Retype, please, the listing from its opening line through the line that contains "const fmt = d", both included, without the pictures.

▼▼▼

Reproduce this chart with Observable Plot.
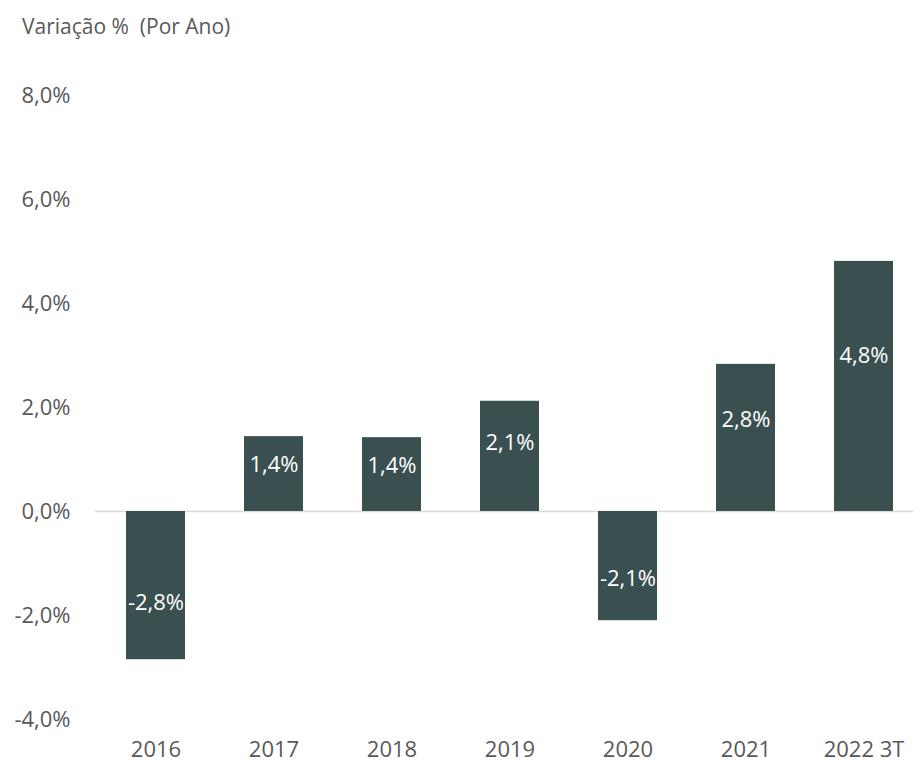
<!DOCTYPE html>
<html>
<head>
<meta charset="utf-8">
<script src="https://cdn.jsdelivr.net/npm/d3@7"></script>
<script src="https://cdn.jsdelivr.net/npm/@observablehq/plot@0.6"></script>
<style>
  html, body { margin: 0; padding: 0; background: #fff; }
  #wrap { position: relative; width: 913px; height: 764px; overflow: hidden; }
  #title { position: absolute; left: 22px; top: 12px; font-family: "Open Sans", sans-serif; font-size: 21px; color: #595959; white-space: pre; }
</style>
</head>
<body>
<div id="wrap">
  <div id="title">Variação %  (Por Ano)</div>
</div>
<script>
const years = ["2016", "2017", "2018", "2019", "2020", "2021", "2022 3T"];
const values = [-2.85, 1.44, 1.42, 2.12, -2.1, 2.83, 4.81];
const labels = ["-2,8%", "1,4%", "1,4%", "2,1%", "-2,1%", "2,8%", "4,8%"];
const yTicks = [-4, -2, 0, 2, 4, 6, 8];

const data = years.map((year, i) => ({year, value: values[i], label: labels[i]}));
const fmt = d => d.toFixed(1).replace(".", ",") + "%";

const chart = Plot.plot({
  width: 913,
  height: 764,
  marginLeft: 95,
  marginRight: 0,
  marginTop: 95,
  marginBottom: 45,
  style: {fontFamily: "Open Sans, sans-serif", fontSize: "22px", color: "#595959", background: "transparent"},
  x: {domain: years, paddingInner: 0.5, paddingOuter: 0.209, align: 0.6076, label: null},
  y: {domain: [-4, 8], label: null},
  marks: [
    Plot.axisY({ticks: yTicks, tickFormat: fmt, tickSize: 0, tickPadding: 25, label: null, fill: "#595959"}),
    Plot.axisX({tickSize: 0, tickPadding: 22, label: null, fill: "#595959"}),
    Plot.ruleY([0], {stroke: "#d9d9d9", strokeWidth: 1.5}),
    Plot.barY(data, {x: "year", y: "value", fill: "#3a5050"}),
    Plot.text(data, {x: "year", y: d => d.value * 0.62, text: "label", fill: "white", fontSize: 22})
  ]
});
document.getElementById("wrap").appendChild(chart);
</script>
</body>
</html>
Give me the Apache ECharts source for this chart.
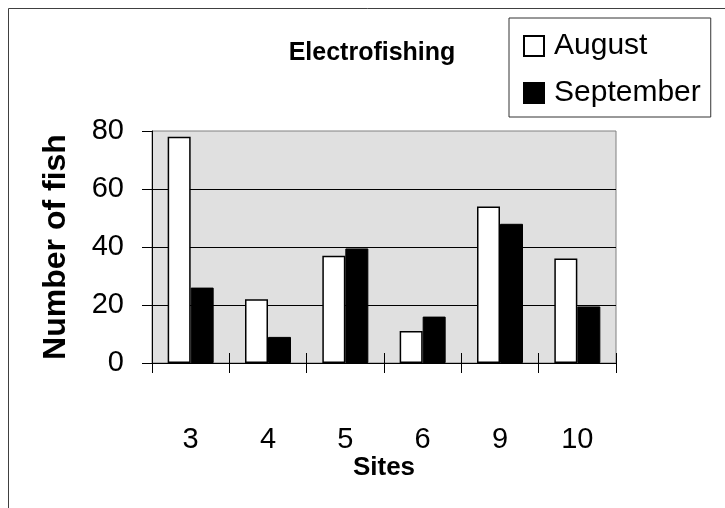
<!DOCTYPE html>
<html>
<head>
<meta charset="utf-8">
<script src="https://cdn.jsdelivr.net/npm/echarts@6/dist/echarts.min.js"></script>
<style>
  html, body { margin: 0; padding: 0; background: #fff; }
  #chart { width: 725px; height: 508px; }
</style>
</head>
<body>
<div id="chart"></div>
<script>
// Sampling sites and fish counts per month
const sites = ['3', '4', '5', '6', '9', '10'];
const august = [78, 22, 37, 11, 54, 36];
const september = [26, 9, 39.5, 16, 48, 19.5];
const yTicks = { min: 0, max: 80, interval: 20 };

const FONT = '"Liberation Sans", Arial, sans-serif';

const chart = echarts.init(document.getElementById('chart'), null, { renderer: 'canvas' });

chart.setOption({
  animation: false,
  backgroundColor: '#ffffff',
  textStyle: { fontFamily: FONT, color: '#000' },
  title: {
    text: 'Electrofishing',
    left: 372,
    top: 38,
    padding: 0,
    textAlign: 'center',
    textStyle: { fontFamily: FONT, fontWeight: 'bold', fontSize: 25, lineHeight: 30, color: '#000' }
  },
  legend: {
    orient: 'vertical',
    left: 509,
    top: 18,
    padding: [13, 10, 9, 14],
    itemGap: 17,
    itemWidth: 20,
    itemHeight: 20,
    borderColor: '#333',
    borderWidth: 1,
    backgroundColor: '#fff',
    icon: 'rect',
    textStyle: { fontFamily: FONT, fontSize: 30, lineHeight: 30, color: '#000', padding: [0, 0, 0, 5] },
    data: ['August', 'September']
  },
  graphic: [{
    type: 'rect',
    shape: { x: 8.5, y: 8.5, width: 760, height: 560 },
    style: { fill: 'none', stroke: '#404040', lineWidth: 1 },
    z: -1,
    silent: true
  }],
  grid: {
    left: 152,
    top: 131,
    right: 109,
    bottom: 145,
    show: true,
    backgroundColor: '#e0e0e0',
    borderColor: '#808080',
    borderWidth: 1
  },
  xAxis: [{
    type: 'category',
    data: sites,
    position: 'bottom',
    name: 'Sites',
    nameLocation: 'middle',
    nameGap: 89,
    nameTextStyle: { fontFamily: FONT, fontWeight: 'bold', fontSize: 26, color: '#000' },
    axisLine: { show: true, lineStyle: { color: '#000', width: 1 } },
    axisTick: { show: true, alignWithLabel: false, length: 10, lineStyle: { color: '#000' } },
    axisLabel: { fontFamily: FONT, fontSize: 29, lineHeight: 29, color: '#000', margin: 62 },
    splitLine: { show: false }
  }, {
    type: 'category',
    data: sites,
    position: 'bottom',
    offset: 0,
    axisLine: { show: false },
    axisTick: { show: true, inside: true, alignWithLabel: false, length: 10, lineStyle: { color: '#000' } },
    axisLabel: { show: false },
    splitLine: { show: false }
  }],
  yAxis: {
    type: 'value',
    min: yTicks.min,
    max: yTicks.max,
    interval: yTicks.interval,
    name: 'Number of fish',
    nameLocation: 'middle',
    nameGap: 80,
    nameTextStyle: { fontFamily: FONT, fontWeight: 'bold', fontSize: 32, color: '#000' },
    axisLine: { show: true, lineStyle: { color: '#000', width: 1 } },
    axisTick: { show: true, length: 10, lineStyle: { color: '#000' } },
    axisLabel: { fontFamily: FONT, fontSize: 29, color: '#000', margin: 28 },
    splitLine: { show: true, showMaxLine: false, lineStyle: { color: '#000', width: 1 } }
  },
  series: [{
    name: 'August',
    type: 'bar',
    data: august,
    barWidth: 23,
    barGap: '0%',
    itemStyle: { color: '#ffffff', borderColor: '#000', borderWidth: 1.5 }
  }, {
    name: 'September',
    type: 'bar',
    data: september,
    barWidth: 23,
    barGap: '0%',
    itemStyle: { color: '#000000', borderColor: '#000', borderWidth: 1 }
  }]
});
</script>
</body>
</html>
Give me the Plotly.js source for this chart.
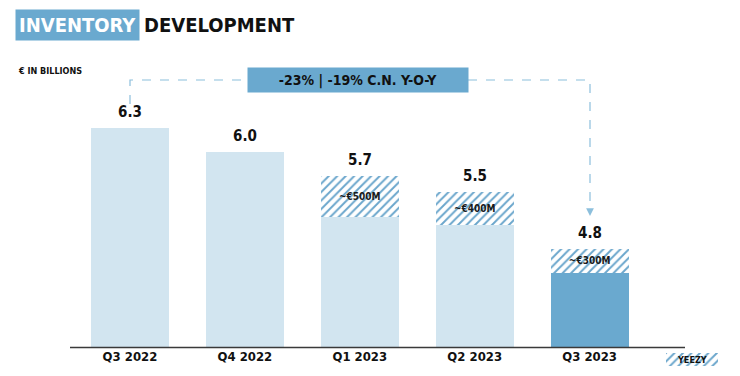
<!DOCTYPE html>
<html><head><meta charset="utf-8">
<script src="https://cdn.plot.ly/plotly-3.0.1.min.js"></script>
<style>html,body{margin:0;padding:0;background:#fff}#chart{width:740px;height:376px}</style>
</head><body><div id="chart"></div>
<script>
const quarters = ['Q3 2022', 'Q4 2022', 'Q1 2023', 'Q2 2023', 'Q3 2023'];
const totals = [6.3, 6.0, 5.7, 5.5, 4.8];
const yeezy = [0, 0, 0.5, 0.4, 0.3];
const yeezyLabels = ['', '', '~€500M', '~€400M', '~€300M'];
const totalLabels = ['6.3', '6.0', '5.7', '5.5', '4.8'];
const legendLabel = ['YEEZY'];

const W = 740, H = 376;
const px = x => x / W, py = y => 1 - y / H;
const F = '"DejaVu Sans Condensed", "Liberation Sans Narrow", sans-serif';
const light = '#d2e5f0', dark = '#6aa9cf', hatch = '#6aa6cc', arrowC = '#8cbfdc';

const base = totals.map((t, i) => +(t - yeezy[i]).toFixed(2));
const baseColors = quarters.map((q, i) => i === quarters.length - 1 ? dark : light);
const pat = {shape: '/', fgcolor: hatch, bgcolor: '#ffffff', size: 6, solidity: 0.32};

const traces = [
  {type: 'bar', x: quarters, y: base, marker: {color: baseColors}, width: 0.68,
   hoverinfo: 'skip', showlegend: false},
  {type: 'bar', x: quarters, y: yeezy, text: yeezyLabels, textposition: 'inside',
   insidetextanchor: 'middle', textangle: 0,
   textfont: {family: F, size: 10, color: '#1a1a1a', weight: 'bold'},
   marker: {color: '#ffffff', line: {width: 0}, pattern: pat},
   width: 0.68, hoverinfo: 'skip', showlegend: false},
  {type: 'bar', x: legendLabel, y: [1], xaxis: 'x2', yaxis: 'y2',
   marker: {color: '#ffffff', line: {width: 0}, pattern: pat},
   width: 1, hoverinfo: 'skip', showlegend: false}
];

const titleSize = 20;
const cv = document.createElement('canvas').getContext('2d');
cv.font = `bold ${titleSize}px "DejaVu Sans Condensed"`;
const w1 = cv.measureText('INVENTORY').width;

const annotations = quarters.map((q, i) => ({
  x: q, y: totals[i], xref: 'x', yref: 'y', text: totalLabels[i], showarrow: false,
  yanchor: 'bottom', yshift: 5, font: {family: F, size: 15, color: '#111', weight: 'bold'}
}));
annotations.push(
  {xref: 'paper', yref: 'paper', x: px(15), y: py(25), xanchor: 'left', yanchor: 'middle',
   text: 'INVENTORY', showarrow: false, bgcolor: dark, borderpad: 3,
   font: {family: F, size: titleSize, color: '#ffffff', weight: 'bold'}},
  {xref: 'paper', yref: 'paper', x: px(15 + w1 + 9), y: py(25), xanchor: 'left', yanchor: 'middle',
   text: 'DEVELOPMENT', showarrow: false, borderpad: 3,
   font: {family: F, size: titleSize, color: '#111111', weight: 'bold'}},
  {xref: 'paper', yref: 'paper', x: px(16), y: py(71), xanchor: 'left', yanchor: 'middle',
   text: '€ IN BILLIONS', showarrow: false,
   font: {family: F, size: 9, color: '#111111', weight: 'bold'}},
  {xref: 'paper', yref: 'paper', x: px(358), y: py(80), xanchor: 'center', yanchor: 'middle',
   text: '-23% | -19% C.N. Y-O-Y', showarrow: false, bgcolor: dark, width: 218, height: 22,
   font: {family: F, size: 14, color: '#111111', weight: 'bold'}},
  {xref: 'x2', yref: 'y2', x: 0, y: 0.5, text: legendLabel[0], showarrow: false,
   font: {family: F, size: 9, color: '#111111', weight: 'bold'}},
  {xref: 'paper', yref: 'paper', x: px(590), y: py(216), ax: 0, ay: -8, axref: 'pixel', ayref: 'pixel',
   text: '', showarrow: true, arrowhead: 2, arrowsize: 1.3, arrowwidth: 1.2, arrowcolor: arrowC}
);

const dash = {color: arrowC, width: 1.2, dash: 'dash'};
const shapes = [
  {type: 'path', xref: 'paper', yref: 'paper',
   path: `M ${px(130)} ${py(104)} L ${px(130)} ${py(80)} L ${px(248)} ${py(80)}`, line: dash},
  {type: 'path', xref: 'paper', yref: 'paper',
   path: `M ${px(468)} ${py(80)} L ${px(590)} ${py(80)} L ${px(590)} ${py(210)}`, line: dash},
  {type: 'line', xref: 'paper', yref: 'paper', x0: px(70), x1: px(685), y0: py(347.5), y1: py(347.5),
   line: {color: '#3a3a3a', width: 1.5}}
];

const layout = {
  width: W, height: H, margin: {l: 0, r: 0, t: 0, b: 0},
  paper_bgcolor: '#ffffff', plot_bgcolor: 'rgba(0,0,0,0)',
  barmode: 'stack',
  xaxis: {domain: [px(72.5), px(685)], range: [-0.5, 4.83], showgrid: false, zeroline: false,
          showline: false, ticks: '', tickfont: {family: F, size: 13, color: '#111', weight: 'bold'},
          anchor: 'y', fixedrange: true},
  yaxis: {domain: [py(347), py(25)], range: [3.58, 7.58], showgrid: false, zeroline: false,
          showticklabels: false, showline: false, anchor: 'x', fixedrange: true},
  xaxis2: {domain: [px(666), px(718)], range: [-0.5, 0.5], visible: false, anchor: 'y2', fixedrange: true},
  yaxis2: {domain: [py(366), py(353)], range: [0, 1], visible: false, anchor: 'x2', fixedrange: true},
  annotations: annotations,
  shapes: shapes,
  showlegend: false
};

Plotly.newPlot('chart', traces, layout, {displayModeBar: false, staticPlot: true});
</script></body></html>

▲▲▲

Written solution:
Reproduce this chart with Observable Plot.
<!DOCTYPE html>
<html>
<head>
<meta charset="utf-8">
<script src="https://cdn.jsdelivr.net/npm/d3@7"></script>
<script src="https://cdn.jsdelivr.net/npm/@observablehq/plot@0.6"></script>
<style>
  html, body { margin: 0; padding: 0; background: #fff; }
  #wrap { position: relative; width: 913px; height: 764px; overflow: hidden; }
  #title { position: absolute; left: 22px; top: 12px; font-family: "Open Sans", sans-serif; font-size: 21px; color: #595959; white-space: pre; }
</style>
</head>
<body>
<div id="wrap">
  <div id="title">Variação %  (Por Ano)</div>
</div>
<script>
const years = ["2016", "2017", "2018", "2019", "2020", "2021", "2022 3T"];
const values = [-2.85, 1.44, 1.42, 2.12, -2.1, 2.83, 4.81];
const labels = ["-2,8%", "1,4%", "1,4%", "2,1%", "-2,1%", "2,8%", "4,8%"];
const yTicks = [-4, -2, 0, 2, 4, 6, 8];

const data = years.map((year, i) => ({year, value: values[i], label: labels[i]}));
const fmt = d => d.toFixed(1).replace(".", ",") + "%";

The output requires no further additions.